The 37 Neighborhoods of Milwaukee
Local historian John Gurda's new book has a message: Geography matters.
Milwaukee Neighborhood News Service sat down with author and historian John Gurda to ask him about his new book “Milwaukee: City of Neighborhoods,” which was just released. Gurda explained why he took on the project, the main theme of the work and what makes the 37 Milwaukee neighborhoods noteworthy.
NNS: What inspired you to write this book?
JG: If I hadn’t, we would have let a great deal of information fall by the wayside. This goes back to a series of posters that the city put out in the 1980s. I wrote the essays on the back, but the posters are gone forever and that was a lot of information. So it was a perennial interest in the neighborhoods and a desire to ensure that information we had gathered 30 years ago was updated and accessible to the general public.
NNS: What is the book about?
JG: It’s about the neighborhoods. How they started, how they changed and where they are today. When you come down to it, any history is a study of change. The neighborhoods have transformed over time. In my old neighborhood on the South Side around Jackson Park, my grandparents had a hardware store on Lincoln Avenue for 50 years. When I was growing up and into the 1980s, that neighborhood was largely Polish and German and now it’s Latino. That’s incredible change in less than a generation. That’s the nature of life in the city.
NNS: What is the main theme of the book?
JG: That geography matters in Milwaukee and that the neighborhoods are important. Where we live on a small scale is where we most visibly see problems, opportunities and celebrations. Certainly we have metropolitan things such as professional sports and festivals, but on the neighborhood level, like in Walker’s Point, the Third Ward or on the South Side, that is where life is lived.
NNS: Why should someone read this book?
JG: It will open doors that you didn’t know existed. There are communities in here that are off the beaten path as well as ones that are quite familiar. Seeing the variety of neighborhoods in Milwaukee can be nothing but enriching for anyone who lives here or has an interest in Milwaukee.
NNS: How does the book show that Milwaukee is special?
JG: Early on we had rivers that divided us into sides so we weren’t this big monolith. We were always cut up into North Side, South Side, East Side or West Side. That’s part of Milwaukee’s foundation and it has persisted and evolved over the years. If you look at a map, we have this sort of quilt of Milwaukee neighborhoods. People who live up in Thurston Woods and down there in Tippecanoe share the city, pay taxes and watch the same television channels, but they live really different kinds of lives. There’s a remarkable variety.
NNS: Do you have a favorite neighborhood or area of the city?

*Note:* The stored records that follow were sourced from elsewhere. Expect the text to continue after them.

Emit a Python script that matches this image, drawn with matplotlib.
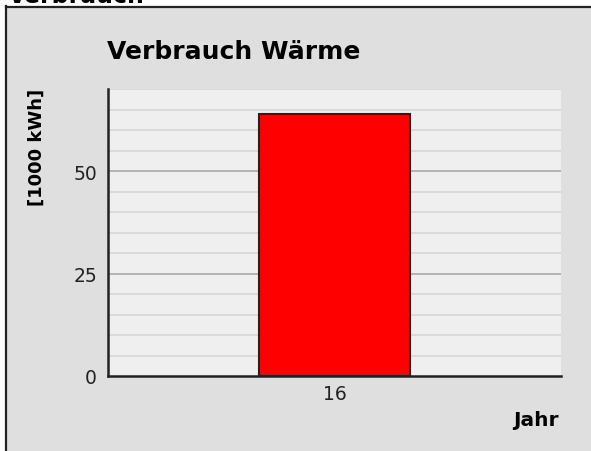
import matplotlib
matplotlib.use("Agg")
import matplotlib.pyplot as plt
from matplotlib.lines import Line2D
from matplotlib.patches import Rectangle

# Data
categories = ["16"]
values = [64.0]
y_ticks = [0, 25, 50]
minor_ticks = list(range(5, 75, 5))
title = "Verbrauch Wärme"
ylabel = "[1000 kWh]"
xlabel = "Jahr"
header = "Verbrauch"

W, H = 591, 452
dpi = 100
fig = plt.figure(figsize=(W / dpi, H / dpi), dpi=dpi)
fig.patch.set_facecolor("white")
plt.rcParams["font.family"] = ["DejaVu Sans"]

# panel background
fig.patches.append(Rectangle((5 / W, -0.1), 1.2, (H - 8) / H + 0.1, transform=fig.transFigure,
                             facecolor="#dfdfdf", edgecolor="none", zorder=-2))
fig.lines.append(Line2D([6 / W, 6 / W], [-0.1, 1 - 7 / H], transform=fig.transFigure,
                        color="#222222", lw=1.6, zorder=-1))
fig.lines.append(Line2D([6 / W, 1.1], [1 - 8 / H, 1 - 8 / H], transform=fig.transFigure,
                        color="#222222", lw=1.6, zorder=-1))

fig.text(8 / W, 1 - 3 / H, header, fontsize=17, fontweight="bold", ha="left", va="baseline")

ax = fig.add_axes([108 / W, 1 - 377 / H, (561 - 108) / W, (377 - 90) / H])
ax.set_zorder(1)
ax.set_facecolor("#efefef")

x = list(range(len(categories)))
ax.bar(x, values, width=1.0, color="#ff0000", edgecolor="#222222", linewidth=1.5, zorder=3)
ax.set_xlim(-1.5, 1.5)
ax.set_ylim(0, 70)

for v in minor_ticks:
    if v in y_ticks:
        continue
    ax.axhline(v, color="#d6d6d6", lw=1.2, zorder=1)
for v in y_ticks[1:]:
    ax.axhline(v, color="#b4b4b4", lw=1.4, zorder=1)

ax.set_yticks(y_ticks)
ax.set_xticks(x)
ax.set_xticklabels(categories)
ax.tick_params(axis="both", length=0, labelsize=13.5, colors="#222222")
ax.tick_params(axis="y", pad=8)
ax.tick_params(axis="x", pad=6)

for s in ["top", "right"]:
    ax.spines[s].set_visible(False)
for s in ["left", "bottom"]:
    ax.spines[s].set_color("#222222")
    ax.spines[s].set_linewidth(1.8)
    ax.spines[s].set_zorder(4)

fig.text(107 / W, 1 - 52 / H, title, fontsize=18, fontweight="bold", ha="left", va="center")
fig.text(37 / W, 1 - 147 / H, ylabel, fontsize=13, fontweight="bold", rotation=90,
         ha="center", va="center")
fig.text(559 / W, 1 - 421 / H, xlabel, fontsize=14.5, fontweight="bold", ha="right", va="center")

fig.savefig("out.png", dpi=dpi, facecolor=fig.get_facecolor())
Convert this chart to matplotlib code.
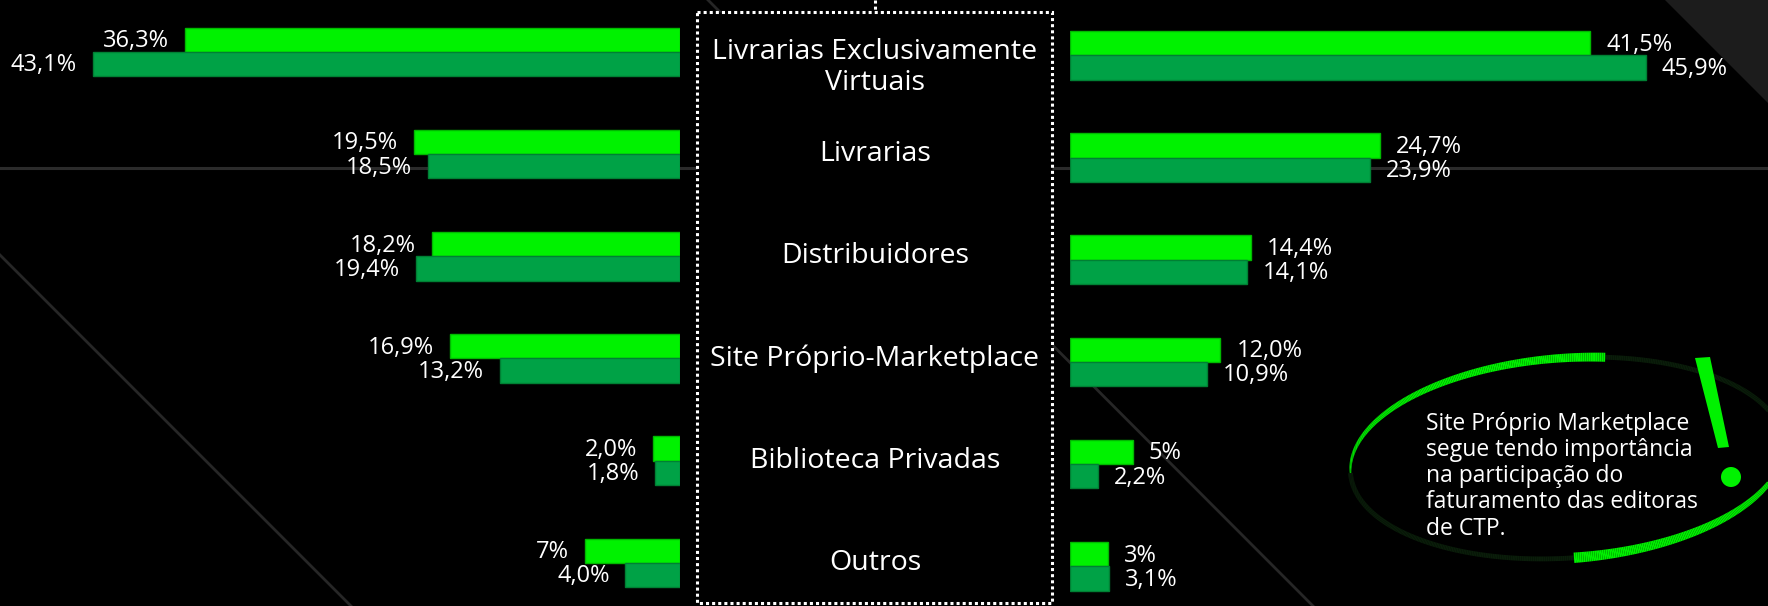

JG: Honestly, no. I love them all for different reasons. The South Side, where I’m from, is home territory. The diversity on the East Side where you go from cottages along the river to castles on the lake — and that’s been true since the 1840s — you can’t not like that. The variety on the West Side as well. You have the Merrill Park (neighborhood)…where the Irish settled, a Slovak settlement and an affluent settlement all in one square mile. The resilience of the North Side neighborhoods like Harambee, Amani and Metcalfe Park where a lot of good stuff is going on after facing some severe challenges since World War II. They have never given up. There is an emotional and financial investment being made there and some very cool things are going on.